Her father believed strongly in segregation. "It was a big brouhaha for parents and adults," says Jensen. 

She attended Lane when it reopened in February 1959, but that fall, she was enrolled at Rock Hill Academy. "It was new and exciting," she says. "For us, it was more a sense of adventure." 

From the 21st-century perspective on massive resistance, Jensen has run into those who "could not believe we were not appalled, that we wouldn't fight this. Bottom line," she says, "it was certainly a racist issue."

But as an apolitical teen in the 1950s, things looked different– mostly because "this was inconvenient," she admits.

"We were all about being teenagers," says Jensen.


Tommy Theodose

He'd just started his career with Charlottesville City Schools as a history teacher at Lane in 1957. A year later, his school was closed.

"I remember teaching at churches," recalls Theodose, who went on to become head football coach in 1959 and athletic director at Charlottesville High School. "It was difficult."

The school closings opened his eyes about how unfairly African Americans were treated.

"They couldn't eat in restaurants," he says. "They couldn't go to the bathroom. They had to sit in the back of the bus."

The first black students to attend Lane weren't allowed to play football, or take part in pretty much any extracurricular activities.

"It was tough," says Theodose. "It was really, really tough for them. These were some of the top students from the black school."

Theodose recalls standing outside Lane High one day during a phys ed class with French Jackson, one of the first three African Americans to integrate Lane in 1959.

"A guy stopped and wanted to beat up me and the black kid," he says. "French Jackson said he felt very secure because he had me back him up."

Once blacks were allowed on the football team, Theodose, 75, says they were accepted by the team, but not always by the restaurants where they stopped to eat after away games. If the restaurant response was, "We'll feed you, but not the black kids, we'd say, 'We'll go somewhere else,'" says Theodose. "Mostly that was the players' decision. This is how much they accepted them."
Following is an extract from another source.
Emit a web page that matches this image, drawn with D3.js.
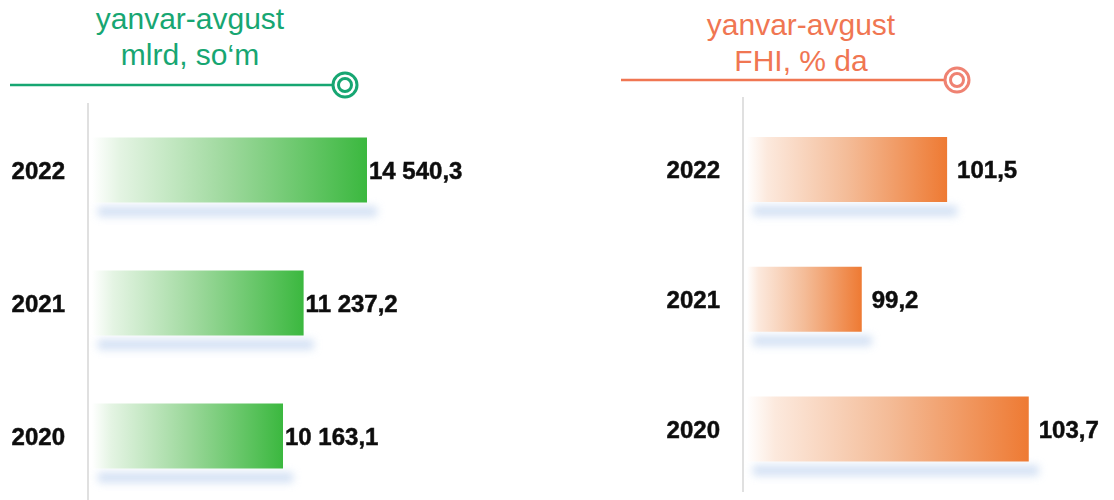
<!DOCTYPE html>
<html>
<head>
<meta charset="utf-8">
<script src="https://cdn.jsdelivr.net/npm/d3@7"></script>
<style>
  body { margin: 0; background: #fff; }
  svg { display: block; font-family: "Liberation Sans", Arial, sans-serif; }
</style>
</head>
<body>
<div id="chart"></div>
<script>
var years        = ["2022", "2021", "2020"];
var volumeValues = [14540.3, 11237.2, 10163.1];
var volumeLabels = ["14 540,3", "11 237,2", "10 163,1"];
var indexValues  = [101.5, 99.2, 103.7];
var indexLabels  = ["101,5", "99,2", "103,7"];
var volumeTitle  = ["yanvar-avgust", "mlrd, so‘m"];
var indexTitle   = ["yanvar-avgust", "FHI, % da"];

var width  = 1114;
var height = 500;

var svg = d3.select("#chart").append("svg").attr("width", width).attr("height", height);
var defs = svg.append("defs");

var blur = defs.append("filter").attr("id", "shadowBlur").attr("x", "-20%").attr("y", "-150%").attr("width", "140%").attr("height", "400%");
blur.append("feGaussianBlur").attr("stdDeviation", 4);

var textBlur = defs.append("filter").attr("id", "textSoft");
textBlur.append("feGaussianBlur").attr("stdDeviation", 0.35);

function addGradient(id, endColor, midColor, startColor) {
    var g = defs.append("linearGradient").attr("id", id).attr("x1", "0").attr("x2", "1").attr("y1", "0").attr("y2", "0");
    g.append("stop").attr("offset", "0%").attr("stop-color", "#ffffff");
    g.append("stop").attr("offset", "10%").attr("stop-color", startColor);
    g.append("stop").attr("offset", "50%").attr("stop-color", midColor);
    g.append("stop").attr("offset", "100%").attr("stop-color", endColor);
}
addGradient("greenGrad", "#3bb83f", "#9cd89b", "#e4f4e3");
addGradient("orangeGrad", "#ee7a33", "#f4bc98", "#fce9dd");

function renderPanel(opt) {

    var x = d3.scaleLinear().domain(opt.domain).range(opt.xRange);
    var y = d3.scalePoint().domain(years).range(opt.yRange);
    var barH = 65;

    var g = svg.append("g");

    // title
    g.append("text").attr("x", opt.titleX).attr("y", opt.titleY)
        .attr("text-anchor", "middle").attr("font-size", 30).attr("fill", opt.titleColor)
        .text(opt.title[0]);
    g.append("text").attr("x", opt.titleX).attr("y", opt.titleY + 36)
        .attr("text-anchor", "middle").attr("font-size", 30).attr("fill", opt.titleColor)
        .text(opt.title[1]);

    // rule + ring marker
    g.append("line").attr("x1", opt.ruleX[0]).attr("x2", opt.ruleX[1] - 12)
        .attr("y1", opt.ruleY).attr("y2", opt.ruleY)
        .attr("stroke", opt.titleColor).attr("stroke-width", 2.5);
    g.append("circle").attr("cx", opt.ruleX[1]).attr("cy", opt.ruleY).attr("r", 12)
        .attr("fill", "#fff").attr("stroke", opt.ringColor).attr("stroke-width", 3);
    g.append("circle").attr("cx", opt.ruleX[1]).attr("cy", opt.ruleY).attr("r", 6.5)
        .attr("fill", "#fff").attr("stroke", opt.ringColor).attr("stroke-width", 3);

    // vertical axis line
    g.append("line").attr("x1", x(opt.domain[0])).attr("x2", x(opt.domain[0]))
        .attr("y1", opt.axisY[0]).attr("y2", opt.axisY[1])
        .attr("stroke", "#d6d6d6").attr("stroke-width", 1.5);

    var rows = g.selectAll(".row").data(years).enter().append("g").attr("class", "row");

    // shadow
    rows.append("rect")
        .attr("x", x(opt.domain[0]) + 10)
        .attr("y", function(d){ return y(d) + barH / 2 + 4; })
        .attr("width", function(d, i){ return x(opt.values[i]) - x(opt.domain[0]); })
        .attr("height", 10)
        .attr("fill", "#c2d5f0").attr("opacity", 0.75)
        .attr("filter", "url(#shadowBlur)");

    // bar
    rows.append("rect")
        .attr("x", x(opt.domain[0]) + 4)
        .attr("y", function(d){ return y(d) - barH / 2; })
        .attr("width", function(d, i){ return x(opt.values[i]) - x(opt.domain[0]) - 4; })
        .attr("height", barH)
        .attr("fill", "url(#" + opt.gradient + ")");

    // year labels
    rows.append("text")
        .attr("x", x(opt.domain[0]) - 23)
        .attr("y", function(d){ return y(d); })
        .attr("dy", "0.36em").attr("text-anchor", "end")
        .attr("font-size", 24).attr("font-weight", "bold").attr("fill", "#111")
        .attr("stroke", "#111").attr("stroke-width", 0.5)
        .attr("filter", "url(#textSoft)")
        .text(function(d){ return d; });

    // value labels
    rows.append("text")
        .attr("x", function(d, i){ return x(opt.values[i]) + opt.labelGap; })
        .attr("y", function(d){ return y(d); })
        .attr("dy", "0.36em")
        .attr("font-size", 24).attr("font-weight", "bold").attr("fill", "#111")
        .attr("stroke", "#111").attr("stroke-width", 0.5)
        .attr("filter", "url(#textSoft)")
        .text(function(d, i){ return opt.labels[i]; });
}

renderPanel({
    values: volumeValues, labels: volumeLabels, title: volumeTitle,
    domain: [0, 16000], xRange: [88, 395], yRange: [170, 436],
    titleX: 190, titleY: 29, titleColor: "#17a672", ringColor: "#17a672",
    ruleX: [10, 345], ruleY: 85, axisY: [103, 500],
    gradient: "greenGrad", labelGap: 2
});

renderPanel({
    values: indexValues, labels: indexLabels, title: indexTitle,
    domain: [96, 105], xRange: [743, 1077], yRange: [169.5, 429],
    titleX: 801, titleY: 35, titleColor: "#f07652", ringColor: "#ef8272",
    ruleX: [621, 957], ruleY: 80, axisY: [97, 492],
    gradient: "orangeGrad", labelGap: 10
});
</script>
</body>
</html>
And that's why when the team was in Richmond, "We'd go to Shoney's," adds Theodose. It was integrated.


Sherman White

"I was not a successful plaintiff," says Sherman White, one of the 12 who sued to get into the all-white schools. With the uncertainty about when or if Lane would open that September in 1958, White stayed at Jackson P. Burley High School and graduated at age 16 in 1960.
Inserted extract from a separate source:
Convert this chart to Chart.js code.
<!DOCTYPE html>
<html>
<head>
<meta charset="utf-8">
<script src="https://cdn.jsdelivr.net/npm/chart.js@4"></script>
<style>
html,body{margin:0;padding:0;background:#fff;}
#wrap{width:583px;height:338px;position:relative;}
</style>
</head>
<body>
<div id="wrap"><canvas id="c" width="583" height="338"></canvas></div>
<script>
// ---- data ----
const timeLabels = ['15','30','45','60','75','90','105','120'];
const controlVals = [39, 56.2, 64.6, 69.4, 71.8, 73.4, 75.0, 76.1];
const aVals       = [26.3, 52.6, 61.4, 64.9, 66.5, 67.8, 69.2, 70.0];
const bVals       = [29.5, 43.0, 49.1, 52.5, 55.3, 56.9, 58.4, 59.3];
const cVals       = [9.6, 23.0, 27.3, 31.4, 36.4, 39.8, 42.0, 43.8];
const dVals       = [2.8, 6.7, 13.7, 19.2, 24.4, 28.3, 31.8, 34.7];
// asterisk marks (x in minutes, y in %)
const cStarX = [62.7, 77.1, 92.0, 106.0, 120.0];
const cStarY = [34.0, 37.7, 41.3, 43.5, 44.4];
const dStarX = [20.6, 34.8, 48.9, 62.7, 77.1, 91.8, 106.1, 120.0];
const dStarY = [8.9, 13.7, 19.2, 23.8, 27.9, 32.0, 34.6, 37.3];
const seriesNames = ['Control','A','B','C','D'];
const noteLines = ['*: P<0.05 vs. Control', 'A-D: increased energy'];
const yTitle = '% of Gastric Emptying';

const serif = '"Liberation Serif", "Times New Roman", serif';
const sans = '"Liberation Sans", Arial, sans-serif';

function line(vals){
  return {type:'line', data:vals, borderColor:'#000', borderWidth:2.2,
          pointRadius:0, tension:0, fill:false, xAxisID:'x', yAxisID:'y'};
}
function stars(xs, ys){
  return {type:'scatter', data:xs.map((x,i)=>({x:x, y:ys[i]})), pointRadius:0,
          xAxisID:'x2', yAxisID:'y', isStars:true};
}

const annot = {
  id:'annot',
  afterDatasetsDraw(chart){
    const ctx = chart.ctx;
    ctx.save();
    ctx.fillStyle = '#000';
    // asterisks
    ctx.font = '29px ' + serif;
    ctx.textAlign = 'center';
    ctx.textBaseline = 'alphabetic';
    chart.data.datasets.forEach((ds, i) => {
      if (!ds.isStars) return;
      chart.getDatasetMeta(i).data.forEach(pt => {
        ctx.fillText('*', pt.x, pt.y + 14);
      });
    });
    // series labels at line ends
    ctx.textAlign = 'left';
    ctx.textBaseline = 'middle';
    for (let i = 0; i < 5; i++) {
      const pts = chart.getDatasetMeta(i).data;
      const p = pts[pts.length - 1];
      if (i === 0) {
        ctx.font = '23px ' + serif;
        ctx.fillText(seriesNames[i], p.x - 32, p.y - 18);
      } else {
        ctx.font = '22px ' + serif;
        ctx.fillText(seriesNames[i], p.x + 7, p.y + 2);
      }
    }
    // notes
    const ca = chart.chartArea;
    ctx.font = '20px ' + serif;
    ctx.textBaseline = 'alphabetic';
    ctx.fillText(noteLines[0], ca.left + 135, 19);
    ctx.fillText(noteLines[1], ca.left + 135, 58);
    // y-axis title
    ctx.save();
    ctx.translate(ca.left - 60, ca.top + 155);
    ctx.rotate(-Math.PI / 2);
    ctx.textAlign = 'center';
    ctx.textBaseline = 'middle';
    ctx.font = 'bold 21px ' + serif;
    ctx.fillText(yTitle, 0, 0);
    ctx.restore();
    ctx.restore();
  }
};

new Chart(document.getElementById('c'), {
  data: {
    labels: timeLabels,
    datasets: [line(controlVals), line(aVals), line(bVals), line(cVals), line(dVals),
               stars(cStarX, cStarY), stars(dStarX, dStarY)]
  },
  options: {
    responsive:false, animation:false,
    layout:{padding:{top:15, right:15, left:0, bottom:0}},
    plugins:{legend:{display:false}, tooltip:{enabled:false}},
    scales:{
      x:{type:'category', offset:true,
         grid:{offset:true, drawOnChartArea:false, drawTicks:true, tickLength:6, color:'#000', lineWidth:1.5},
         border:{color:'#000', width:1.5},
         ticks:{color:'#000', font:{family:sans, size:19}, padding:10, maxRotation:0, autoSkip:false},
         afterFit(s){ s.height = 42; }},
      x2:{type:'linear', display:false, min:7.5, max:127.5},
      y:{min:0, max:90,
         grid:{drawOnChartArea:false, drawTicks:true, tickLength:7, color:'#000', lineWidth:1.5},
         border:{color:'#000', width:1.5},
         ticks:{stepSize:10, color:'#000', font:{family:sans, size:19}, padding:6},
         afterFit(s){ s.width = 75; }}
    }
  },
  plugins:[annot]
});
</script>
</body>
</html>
"My father was a very strong civil rights leader," says White of the man who founded the Tribune in 1954 at a time when the most of the news about the black community finding its way onto the page of the Daily Progress was when someone got shot or murdered. 

"While we were going out of the house vertically every day, we could have come home horizontally," says White, 65. "That was always in the back of my mind. People were vehemently against integration."
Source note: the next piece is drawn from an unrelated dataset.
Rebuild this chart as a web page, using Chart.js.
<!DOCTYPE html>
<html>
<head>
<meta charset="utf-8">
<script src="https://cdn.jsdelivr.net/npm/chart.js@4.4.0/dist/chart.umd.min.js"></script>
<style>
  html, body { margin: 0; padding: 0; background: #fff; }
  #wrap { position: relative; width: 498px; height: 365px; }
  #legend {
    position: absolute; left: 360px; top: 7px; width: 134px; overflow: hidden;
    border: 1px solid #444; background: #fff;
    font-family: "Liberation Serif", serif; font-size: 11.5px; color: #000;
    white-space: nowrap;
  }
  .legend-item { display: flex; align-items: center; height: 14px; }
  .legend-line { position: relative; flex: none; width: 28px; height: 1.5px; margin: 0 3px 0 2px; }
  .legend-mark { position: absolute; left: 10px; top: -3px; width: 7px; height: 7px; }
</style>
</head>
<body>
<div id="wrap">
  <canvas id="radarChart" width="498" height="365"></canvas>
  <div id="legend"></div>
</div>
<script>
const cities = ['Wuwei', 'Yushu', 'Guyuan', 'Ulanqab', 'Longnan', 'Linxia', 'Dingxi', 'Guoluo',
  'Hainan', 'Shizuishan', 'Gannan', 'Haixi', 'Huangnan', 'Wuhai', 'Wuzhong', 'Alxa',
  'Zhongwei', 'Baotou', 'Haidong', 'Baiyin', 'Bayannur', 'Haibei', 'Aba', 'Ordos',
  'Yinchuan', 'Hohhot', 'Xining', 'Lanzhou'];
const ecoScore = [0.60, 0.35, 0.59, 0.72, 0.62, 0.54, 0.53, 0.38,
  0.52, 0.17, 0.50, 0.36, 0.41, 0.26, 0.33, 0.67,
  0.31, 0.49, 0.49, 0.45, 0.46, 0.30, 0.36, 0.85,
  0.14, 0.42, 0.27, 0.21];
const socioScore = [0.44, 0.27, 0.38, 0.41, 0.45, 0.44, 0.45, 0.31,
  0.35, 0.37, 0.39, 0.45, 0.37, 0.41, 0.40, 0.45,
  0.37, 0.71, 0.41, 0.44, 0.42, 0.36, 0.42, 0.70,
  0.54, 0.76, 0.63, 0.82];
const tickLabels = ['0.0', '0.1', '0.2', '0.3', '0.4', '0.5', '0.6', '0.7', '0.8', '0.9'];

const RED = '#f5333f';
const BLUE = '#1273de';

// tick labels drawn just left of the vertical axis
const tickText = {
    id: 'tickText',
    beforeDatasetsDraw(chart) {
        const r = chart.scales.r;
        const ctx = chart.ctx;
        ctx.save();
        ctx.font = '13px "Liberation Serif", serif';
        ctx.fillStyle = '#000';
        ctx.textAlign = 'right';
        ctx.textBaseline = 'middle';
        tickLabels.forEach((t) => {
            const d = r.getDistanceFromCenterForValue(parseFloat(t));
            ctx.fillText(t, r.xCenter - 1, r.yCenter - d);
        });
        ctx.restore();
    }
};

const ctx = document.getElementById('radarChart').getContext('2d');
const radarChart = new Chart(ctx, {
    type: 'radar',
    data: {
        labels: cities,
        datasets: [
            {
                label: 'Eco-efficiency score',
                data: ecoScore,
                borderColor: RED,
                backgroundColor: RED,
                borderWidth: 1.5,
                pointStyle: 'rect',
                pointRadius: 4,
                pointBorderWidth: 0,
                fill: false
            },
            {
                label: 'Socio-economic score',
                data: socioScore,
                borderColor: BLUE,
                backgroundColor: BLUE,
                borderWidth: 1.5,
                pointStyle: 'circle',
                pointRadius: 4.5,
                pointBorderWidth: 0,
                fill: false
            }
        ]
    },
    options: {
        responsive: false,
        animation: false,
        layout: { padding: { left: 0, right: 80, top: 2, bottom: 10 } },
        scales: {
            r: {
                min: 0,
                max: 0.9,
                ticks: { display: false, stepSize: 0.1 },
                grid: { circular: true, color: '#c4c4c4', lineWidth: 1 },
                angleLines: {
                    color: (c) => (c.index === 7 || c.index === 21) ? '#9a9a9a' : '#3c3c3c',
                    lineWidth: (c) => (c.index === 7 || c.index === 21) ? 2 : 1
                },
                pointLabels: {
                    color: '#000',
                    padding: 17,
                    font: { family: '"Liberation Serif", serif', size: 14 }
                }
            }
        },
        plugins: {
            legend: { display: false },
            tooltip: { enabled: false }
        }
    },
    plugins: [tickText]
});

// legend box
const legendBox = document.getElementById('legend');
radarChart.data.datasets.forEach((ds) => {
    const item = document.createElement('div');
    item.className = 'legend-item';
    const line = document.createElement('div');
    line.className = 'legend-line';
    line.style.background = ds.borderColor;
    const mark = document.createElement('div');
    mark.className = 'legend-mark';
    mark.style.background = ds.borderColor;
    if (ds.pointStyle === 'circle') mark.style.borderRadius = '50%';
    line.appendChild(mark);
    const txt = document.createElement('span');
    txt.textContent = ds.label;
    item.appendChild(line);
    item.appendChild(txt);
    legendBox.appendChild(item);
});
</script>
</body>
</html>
White credits the leadership in Charlottesville, particularly Mayor Tom Michie, for maintaining peace during a difficult time.

"He let it be known then that there would be no tolerance for violence," says White. "I think that had a lot to do with it going smoothly."

Even though state-of-the art Burley High opened in 1951 to demonstrate the concept of separate but equal, White recalls it fondly– "almost like a fraternity or sorority," he says.

"It didn't matter if you were from the city or county," says White. Despite being built to "thwart" desegration, White describes the school as the "pride of black people."

Although he stayed in the warmth of the Burley community and then went on to top-ranked, historically black Howard University, White has the highest regard for his fellow plaintiffs who actually crossed the color line.

"They were pioneers," he says. "They were probably taking their lives in their hands."

 And 50 years after the year Virginia closed schools, White sees integration as far from complete. "How many black people are working on the Mall?" he asks. "Who has integration really helped?

"White merchants like black dollars," he continues. "Or UVA. I love UVA. They opposed integration. Their athletic program has greatly benefited from African Americans. How have black businesses benefited? Does UVA send its uniforms to black cleaners?"

He barely pauses. "I call it modern slavery. Have things really changed?"